The typical architecture scaling starts with the...
- Entire stack being delivered from one server
- Then that server gets made bigger
- Then the database is split out
- Then a load balancer is put in front several servers
- Then the database gets mirrored and synced
As it grows, maintenance gets super complicated because of data sync issues. This pattern can be improved upon.
"Static is the new black"
- Static sites are the fastest, the most secure (nothing to hack), and instantly scalable.
- They're hard to update, difficult to grow the variety of features
- Several generators exist: middleman is a favorite, list available at www.staticsitegenerators.net
Considerations
- Is your site mostly static, like a blog?
- What percent of the time is it static?
- A CMS can function as the backend to a static server.
- WordPress and Drupal are big hacking targets, significant amount of bandwidth is penetration attacks from bots trying to hack common CMS risk vectors.
- Sync between them with a cron job, or mirror with wget.
- Comments can be implemented with Facebook or Disqus to push the maintenance obligation onto them.
- Simple forms can be implemented by FormStack or Wufoo
- Forums can be implemented by Discourse
Parts of your site that are unique...
- Should go browser-based (Angular, Ember, React...) to push as much processing burden onto the user as possible.
- Caching
- Only possible if content is static. JS and Cookie management can keep your pages static but allow simple dynamics.
- By putting static elements such as assets on their own subdomain, you can force caching much easier.
- CDN is basically just a cache. If you dev like this, you are "CDN ready."
- The same can be done for APIs. How static are they?
Example
- A user gets the site from an AWS CloudFront service. This is an infinitely scalable CDN service that can't be crashed.

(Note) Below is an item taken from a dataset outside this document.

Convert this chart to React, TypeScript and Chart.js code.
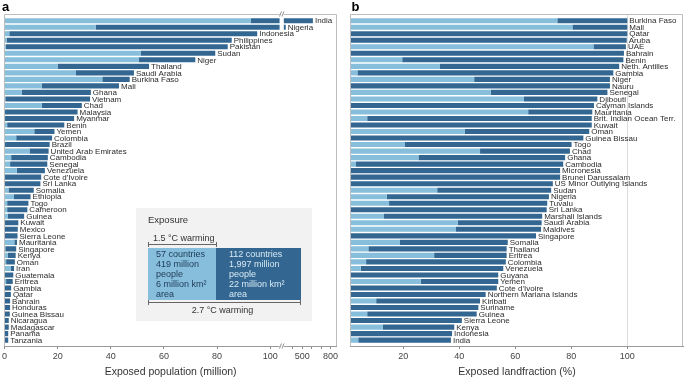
import React, { useEffect, useRef } from 'react';
import { Chart, registerables } from 'chart.js';
Chart.register(...registerables);

// ---------- data ----------
const countriesA = ['India', 'Nigeria', 'Indonesia', 'Philippines', 'Pakistan', 'Sudan', 'Niger', 'Thailand', 'Saudi Arabia', 'Burkina Faso', 'Mali', 'Ghana', 'Vietnam', 'Chad', 'Malaysia', 'Myanmar', 'Benin', 'Yemen', 'Colombia', 'Brazil', 'United Arab Emirates', 'Cambodia', 'Senegal', 'Venezuela', "Cote d'Ivoire", 'Sri Lanka', 'Somalia', 'Ethiopia', 'Togo', 'Cameroon', 'Guinea', 'Kuwait', 'Mexico', 'Sierra Leone', 'Mauritania', 'Singapore', 'Kenya', 'Oman', 'Iran', 'Guatemala', 'Eritrea', 'Gambia', 'Qatar', 'Bahrain', 'Honduras', 'Guinea Bissau', 'Nicaragua', 'Madagascar', 'Panama', 'Tanzania'];
// exposed population (million) at 1.5 °C and at 2.7 °C
const popA15 = [92.6, 34.3, 1.8, 0.8, 0.5, 51.2, 50.6, 20, 26.9, 36.8, 14, 6.5, 0.3, 14, 0.2, 0.2, 1, 11.2, 4.4, 0.2, 9.4, 2.5, 2.1, 4.6, 0.2, 0.2, 1.5, 3.4, 1, 1, 1.3, 0.2, 0.1, 0.1, 3.7, 0.3, 1.3, 0.6, 2.4, 0.1, 0.6, 0.1, 0.1, 0.1, 0.1, 0.1, 0.1, 0.1, 0.1, 0.1];
const popA27 = [614, 326, 95.1, 85.5, 84, 79.3, 71.8, 54.4, 48.7, 47.1, 43.1, 32.5, 32.2, 29.1, 27.5, 26.2, 22.5, 18.8, 17.9, 17, 16.6, 16.3, 16.1, 15.2, 13.8, 13.5, 11, 9.8, 9, 8.6, 7.4, 5.2, 5, 4.9, 4.7, 4.4, 4.2, 3.9, 3.6, 3.3, 3.1, 2.5, 2.4, 2.1, 2.1, 2, 1.6, 1.6, 1.4, 1.4];

const countriesB = ['Burkina Faso', 'Mali', 'Qatar', 'Aruba', 'UAE', 'Bahrain', 'Benin', 'Neth. Antilles', 'Gambia', 'Niger', 'Nauru', 'Senegal', 'Djibouti', 'Cayman Islands', 'Mauritania', 'Brit. Indian Ocean Terr.', 'Kuwait', 'Oman', 'Guinea Bissau', 'Togo', 'Chad', 'Ghana', 'Cambodia', 'Micronesia', 'Brunei Darussalam', 'US Minor Outlying Islands', 'Sudan', 'Nigeria', 'Tuvalu', 'Sri Lanka', 'Marshall Islands', 'Saudi Arabia', 'Maldives', 'Singapore', 'Somalia', 'Thailand', 'Eritrea', 'Colombia', 'Venezuela', 'Guyana', 'Yemen', "Cote d'Ivoire", 'Northern Mariana Islands', 'Kiribati', 'Suriname', 'Guinea', 'Sierra Leone', 'Kenya', 'Indonesia', 'India'];
// exposed land fraction (%) at 1.5 °C and at 2.7 °C
const landB15 = [75, 80.4, 0, 0, 87.9, 0, 19.6, 33.1, 3.6, 45.3, 0, 51.2, 63.1, 0, 64.6, 7.1, 0, 42, 0, 20.6, 47.4, 25.4, 3.1, 0, 0, 0, 32.1, 14.1, 14.9, 0, 13.1, 39.4, 38.8, 0, 18.8, 7.5, 31, 6.7, 4.8, 0, 26.2, 0, 0, 10.3, 0, 7.1, 0, 12.6, 0, 3.9];
const landB27 = [100, 100, 100, 99.8, 99.5, 98.8, 98.6, 97.1, 95, 93.8, 93.8, 92.9, 89.3, 88.1, 87.5, 87.3, 87.3, 86.4, 84.3, 80.1, 79.5, 77.8, 77.1, 76, 76, 73.4, 72.8, 72, 71.4, 71.2, 69.6, 69.4, 69.2, 67.4, 57.3, 56.9, 56.9, 56.6, 55.7, 53.9, 53.9, 53.4, 49.4, 47.4, 46.8, 46.2, 40.9, 38.2, 37.4, 37];

const ticksA = [0, 20, 40, 60, 80, 100, 400, 500, 600, 700, 800];
const tickLabelsA = ['0', '20', '40', '60', '80', '100', '', '500', '', '', '800'];
const ticksB = [20, 40, 60, 80, 100];

const legendTitle = 'Exposure';
const legend15 = '1.5 °C warming';
const legend27 = '2.7 °C warming';
const legendLight = ['57 countries', '419 million', 'people', '6 million km²', 'area'];
const legendDark = ['112 countries', '1,997 million', 'people', '22 million km²', 'area'];

// ---------- style ----------
const LIGHT = '#87bedb';
const DARK = '#336792';
const FRAME = '#bdbdbd';
const FAMILY = "'Liberation Sans', Arial, sans-serif";

// broken axis transform for panel a (values above the break are compressed)
const BREAK_LOW = 104;
const BREAK_HIGH = 300;
function brk(v: number) {
  return v <= BREAK_LOW ? v : 104.9 + (v - BREAK_HIGH) * 0.0355;
}

function drawFrame(chart: any, sides: string[]) {
  const { left, right, top, bottom } = chart.chartArea;
  const ctx = chart.ctx;
  ctx.save();
  ctx.strokeStyle = FRAME;
  ctx.lineWidth = 1;
  const l = Math.round(left) - 0.5, r = Math.round(right) - 0.5, t = Math.round(top) + 0.5, b = Math.round(bottom);
  ctx.beginPath();
  if (sides.includes('top')) { ctx.moveTo(l, t); ctx.lineTo(r, t); }
  if (sides.includes('left')) { ctx.moveTo(l, t); ctx.lineTo(l, b); }
  if (sides.includes('right')) { ctx.moveTo(r, t); ctx.lineTo(r, b); }
  ctx.stroke();
  ctx.restore();
}

function drawLabels(chart: any, names: string[]) {
  const meta = chart.getDatasetMeta(1);
  const ctx = chart.ctx;
  ctx.save();
  ctx.font = `8px ${FAMILY}`;
  ctx.fillStyle = '#2b2b2b';
  ctx.textBaseline = 'middle';
  ctx.textAlign = 'left';
  meta.data.forEach((el: any, i: number) => {
    ctx.fillText(names[i], el.x + 2, el.y + 0.5);
  });
  ctx.restore();
}

function drawPanelLetter(chart: any, letter: string, x: number) {
  const ctx = chart.ctx;
  ctx.save();
  ctx.font = `bold 13px ${FAMILY}`;
  ctx.fillStyle = '#000';
  ctx.textBaseline = 'alphabetic';
  ctx.textAlign = 'left';
  ctx.fillText(letter, x, 10.5);
  ctx.restore();
}

function slash(ctx: any, x: number, y: number) {
  ctx.beginPath();
  ctx.moveTo(x - 2.2, y + 2.5); ctx.lineTo(x - 0.2, y - 2.5);
  ctx.moveTo(x + 0.3, y + 2.5); ctx.lineTo(x + 2.3, y - 2.5);
  ctx.stroke();
}

const pluginA = {
  id: 'panelA',
  afterDatasetsDraw(chart: any) {
    const ctx = chart.ctx;
    const xs = chart.scales.x;
    const { top, bottom } = chart.chartArea;
    drawFrame(chart, ['top', 'left', 'right']);
    // break gap
    const g0 = xs.getPixelForValue(103.5), g1 = xs.getPixelForValue(105.1);
    ctx.save();
    ctx.fillStyle = '#fff';
    ctx.fillRect(g0, top - 1, g1 - g0, bottom - top + 2);
    ctx.strokeStyle = '#777';
    ctx.lineWidth = 0.8;
    const gm = (g0 + g1) / 2;
    slash(ctx, gm, top);
    slash(ctx, gm, bottom);
    ctx.restore();
    drawLabels(chart, countriesA);
    drawPanelLetter(chart, 'a', 2);

    // legend box
    ctx.save();
    ctx.fillStyle = '#f2f2f2';
    ctx.fillRect(136, 208, 176, 113);
    ctx.fillStyle = '#333';
    ctx.textBaseline = 'middle';
    ctx.textAlign = 'left';
    ctx.font = `9.5px ${FAMILY}`;
    ctx.fillText(legendTitle, 148, 220);
    ctx.font = `9px ${FAMILY}`;
    ctx.fillText(legend15, 153, 238.5);
    ctx.strokeStyle = '#666';
    ctx.lineWidth = 1;
    ctx.beginPath();
    ctx.moveTo(148.5, 244.5); ctx.lineTo(216.5, 244.5);
    ctx.moveTo(148.5, 242); ctx.lineTo(148.5, 247);
    ctx.moveTo(216.5, 242); ctx.lineTo(216.5, 247);
    ctx.moveTo(148.5, 302.5); ctx.lineTo(300.5, 302.5);
    ctx.moveTo(148.5, 300); ctx.lineTo(148.5, 305);
    ctx.moveTo(300.5, 300); ctx.lineTo(300.5, 305);
    ctx.stroke();
    ctx.fillStyle = LIGHT;
    ctx.fillRect(148, 248, 68, 52);
    ctx.fillStyle = DARK;
    ctx.fillRect(216, 248, 85, 52);
    ctx.font = `9px ${FAMILY}`;
    legendLight.forEach((t, i) => {
      ctx.fillStyle = '#1c3956';
      ctx.fillText(t, 156, 255 + i * 9.9);
    });
    legendDark.forEach((t, i) => {
      ctx.fillStyle = '#d7e9f4';
      ctx.fillText(t, 229, 255 + i * 9.9);
    });
    ctx.fillStyle = '#333';
    ctx.textAlign = 'center';
    ctx.fillText(legend27, 222.5, 311);
    ctx.restore();
  },
};

const pluginB = {
  id: 'panelB',
  afterDatasetsDraw(chart: any) {
    drawFrame(chart, ['top', 'left', 'right']);
    drawLabels(chart, countriesB);
    drawPanelLetter(chart, 'b', 11.5);
  },
};

function xAxisCommon(title: string) {
  return {
    type: 'linear' as const,
    afterFit: (s: any) => { s.height = 32; },
    ticks: {
      autoSkip: false,
      maxRotation: 0,
      padding: 2,
      color: '#444',
      font: { family: FAMILY, size: 9 },
    },
    border: { display: true, color: '#9a9a9a', width: 1 },
    title: {
      display: true,
      text: title,
      color: '#333',
      font: { family: FAMILY, size: 10.5 },
      padding: { top: 0, bottom: 0 },
    },
  };
}

const Y_MIN = -1.03;
const Y_MAX = 49.9;
const yAxis = {
  type: 'linear' as const,
  min: Y_MIN,
  max: Y_MAX,
  reverse: true,
  display: false,
  offset: false,
  bounds: 'data' as const,
  grace: 0,
  afterBuildTicks: (s: any) => { s.min = Y_MIN; s.max = Y_MAX; },
};

function makeConfigA(): any {
  const base = xAxisCommon('Exposed population (million)');
  return {
    type: 'bar',
    data: {
      datasets: [
        { data: popA15.map((v, i) => ({ x: [0, brk(v)], y: i })), backgroundColor: LIGHT, grouped: false, barPercentage: 0.84, categoryPercentage: 1 },
        { data: popA27.map((v, i) => ({ x: [brk(popA15[i]), brk(v)], y: i })), backgroundColor: DARK, grouped: false, barPercentage: 0.84, categoryPercentage: 1 },
      ],
    },
    options: {
      indexAxis: 'y',
      animation: false,
      responsive: false,
      maintainAspectRatio: false,
      layout: { padding: { left: 3.3, right: 3, top: 14, bottom: 0 } },
      plugins: { legend: { display: false }, tooltip: { enabled: false } },
      scales: {
        y: yAxis,
        x: {
          ...base,
          min: 0,
          max: 125,
          afterBuildTicks: (s: any) => { s.ticks = ticksA.map((v) => ({ value: brk(v) })); },
          ticks: { ...base.ticks, callback: (_v: any, idx: number) => tickLabelsA[idx] },
          grid: { display: true, drawOnChartArea: false, drawTicks: true, tickLength: 3, tickColor: '#888' },
        },
      },
    },
    plugins: [pluginA],
  };
}

function makeConfigB(): any {
  const base = xAxisCommon('Exposed landfraction (%)');
  return {
    type: 'bar',
    data: {
      datasets: [
        { data: landB15.map((v, i) => ({ x: [0, v], y: i })), backgroundColor: LIGHT, grouped: false, barPercentage: 0.84, categoryPercentage: 1 },
        { data: landB27.map((v, i) => ({ x: [landB15[i], v], y: i })), backgroundColor: DARK, grouped: false, barPercentage: 0.84, categoryPercentage: 1 },
      ],
    },
    options: {
      indexAxis: 'y',
      animation: false,
      responsive: false,
      maintainAspectRatio: false,
      layout: { padding: { left: 10.7, right: 1.7, top: 14, bottom: 0 } },
      plugins: { legend: { display: false }, tooltip: { enabled: false } },
      scales: {
        y: yAxis,
        x: {
          ...base,
          min: 1.2,
          max: 120,
          afterBuildTicks: (s: any) => { s.ticks = ticksB.map((v) => ({ value: v })); },
          ticks: { ...base.ticks, callback: (v: any) => String(v) },
          grid: {
            display: true,
            drawOnChartArea: true,
            drawTicks: true,
            tickLength: 3,
            tickColor: '#888',
            color: (c: any) => (c.tick && c.tick.value === 100 ? '#dcdcdc' : 'rgba(0,0,0,0)'),
          },
        },
      },
    },
    plugins: [pluginB],
  };
}

export default function App() {
  const refA = useRef<HTMLCanvasElement>(null);
  const refB = useRef<HTMLCanvasElement>(null);
  useEffect(() => {
    document.body.style.margin = '0';
    const a = new Chart(refA.current as HTMLCanvasElement, makeConfigA());
    const b = new Chart(refB.current as HTMLCanvasElement, makeConfigB());
    return () => { a.destroy(); b.destroy(); };
  }, []);
  return (
    <div style={{ position: 'relative', width: 685, height: 378, background: '#fff' }}>
      <canvas ref={refA} width={340} height={378} style={{ position: 'absolute', left: 0, top: 0, width: 340, height: 378 }} />
      <canvas ref={refB} width={345} height={378} style={{ position: 'absolute', left: 340, top: 0, width: 345, height: 378 }} />
    </div>
  );
}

- CloudFront gets data from an EC2 instance and caches the result, meaning it doesn't need to get the EC2 server often.
- Users upload content to an S3 bucket. The EC2 runs a cron every few minutes to sync assets from theS3.
This strategy allowed a single server to handle 100,000 users over 5 minutes during a World Series ad.
Another Example
- An S3 instance and a Route 53 service handled a moderate number of users for $3 a month
- Scaled up to Node/S3/CloudFront/Heroku/Mongo via compose.io/Redis via redisgreen to handle a fully scaled load for $40 a month.